Day Laborers Protest Noise Machines at Home Depot
A pair of blue and yellow earplugs dangle on Jose’s neck while waiting for work as a day laborer out of the Home Depot in Cypress Park. They’ve been a necessity for laborers in the area since late November, when Home Depot installed three machines in the parking lot that emit a high-pitched tone. The noise, typically kept on all day, is a piercing sound that “penetrates your bones,” he said.
The Instituto de Educacion Popular del Sur de California (IDEPSCA), a nonprofit that supports day laborers, held a press conference at Home Depot Wednesday, calling for the company to remove the machines and vocalize opposition to the ICE raids taking place in its parking lots, part of a growing number of protests targeting corporate cooperation with immigration enforcement. According to Maegan Ortiz, IDEPSCA’s executive director, around 50 people have been detained at the Cypress Park location this year, and the machines are an attempt to push day laborers off its lots.

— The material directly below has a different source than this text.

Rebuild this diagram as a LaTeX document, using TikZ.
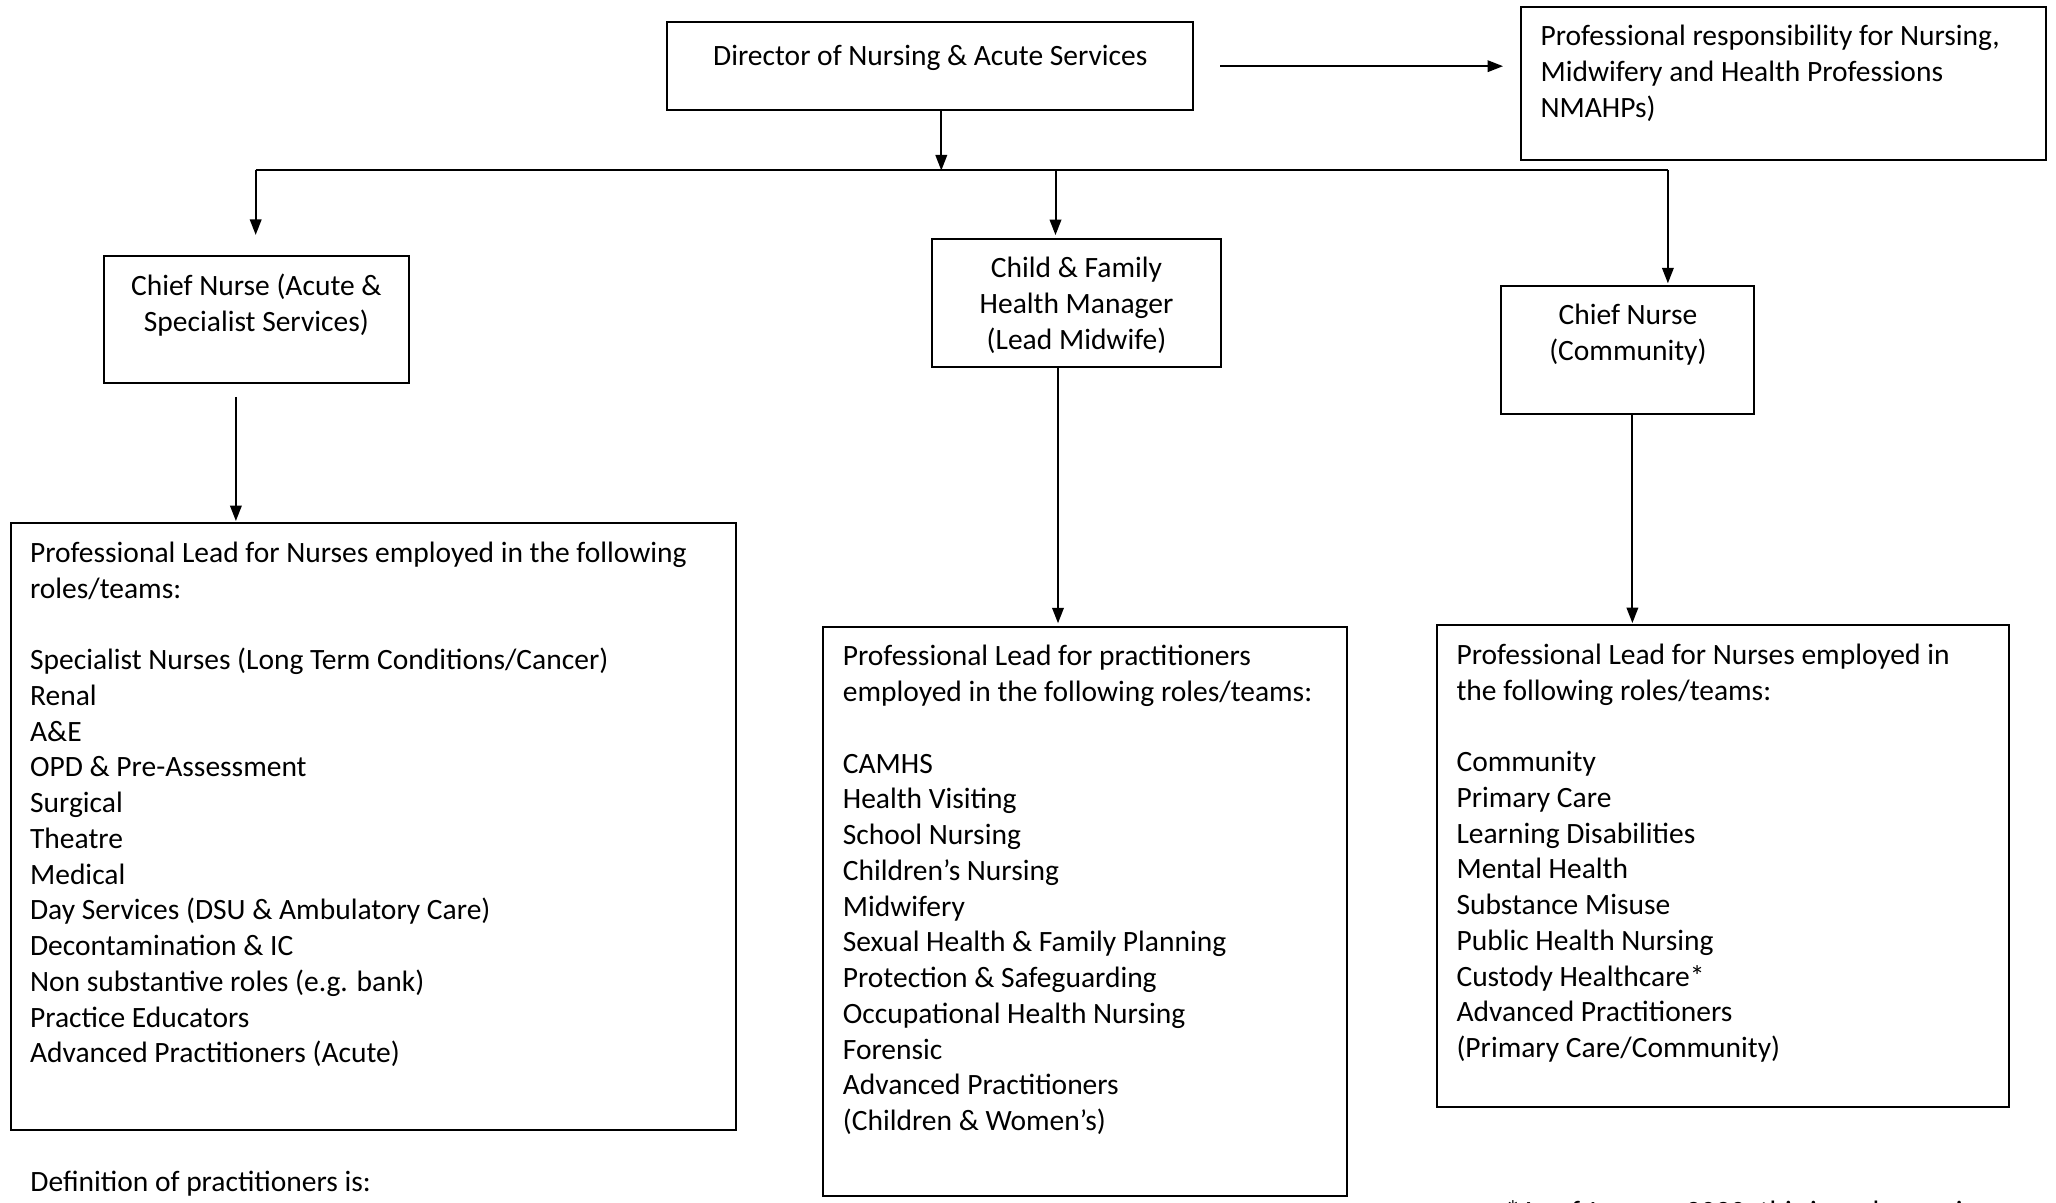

ICE Raids and Noise Machines
Home Depot locations nationwide have been a prime target for ICE raids under President Donald Trump’s immigration crackdown. In early November, ICE agents detained a man at the Cypress Park location and then drove off with his toddler in the back of the vehicle. The machines were installed only days after the latest raid at the location in late November, during which day laborers were taken and IDEPSCA staff members were harmed, Ortiz said.

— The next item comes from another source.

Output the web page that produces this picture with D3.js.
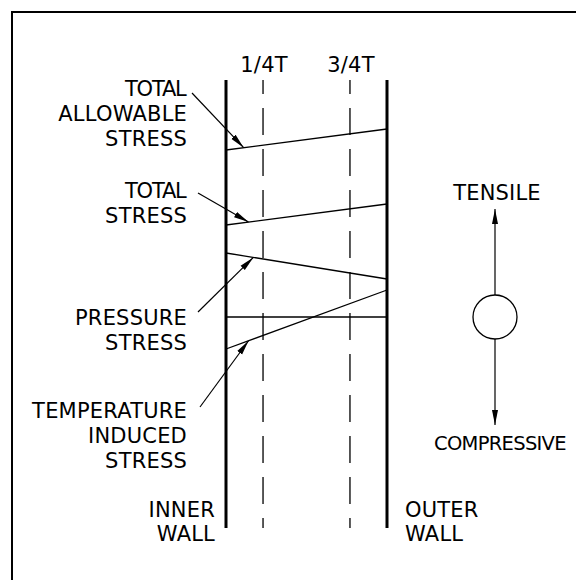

The noise causes workers headaches, nausea, and dizziness, said Jose and Andres Salazar, the center’s site coordinator. Salazar said the noise often follows him home, still ringing in his ears long after he’s left the parking lot. The machines were installed on light posts in the parking lot situated directly under the 5 freeway overpass, which Hernandez and Ortiz said is Caltrans property and not owned by Home Depot.
Community Response
Councilwoman Eunisses Hernandez, who represents the city’s first district, said the machines are “a deliberate choice by a multi billion dollar corporation that absolutely knew what it was doing and chose to weaponize sound literally.” Home Depot relies on immigrant and Latino communities, Hernandez said, including customers who shop inside and day laborers, who seek work outside their storefronts.

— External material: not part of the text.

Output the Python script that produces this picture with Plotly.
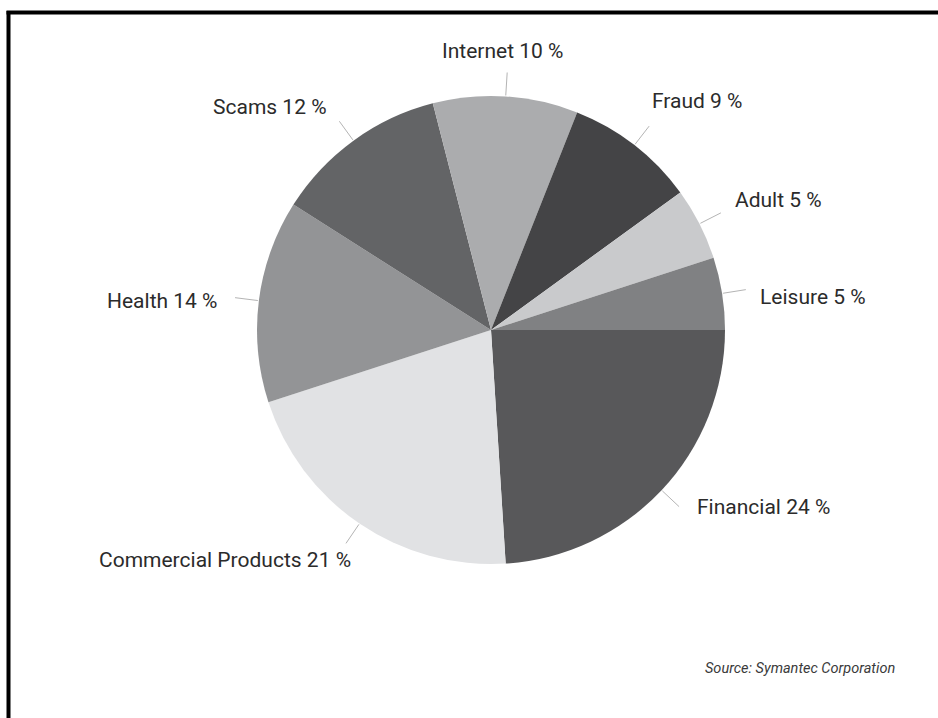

The day laborer center is more than just a workplace, said Jose, who asked to withhold his last name for fear of retaliation by immigration agents. For many day laborers, it’s a second home, and for some, their only one. The center is bursting with greenery – plants that are cared for by the workers themselves. “This space is something truly beautiful,” Jose said. “But, everything they’re doing with the noise and the barriers, it is affecting us…We’re here to help serve the community, not steal from the company.”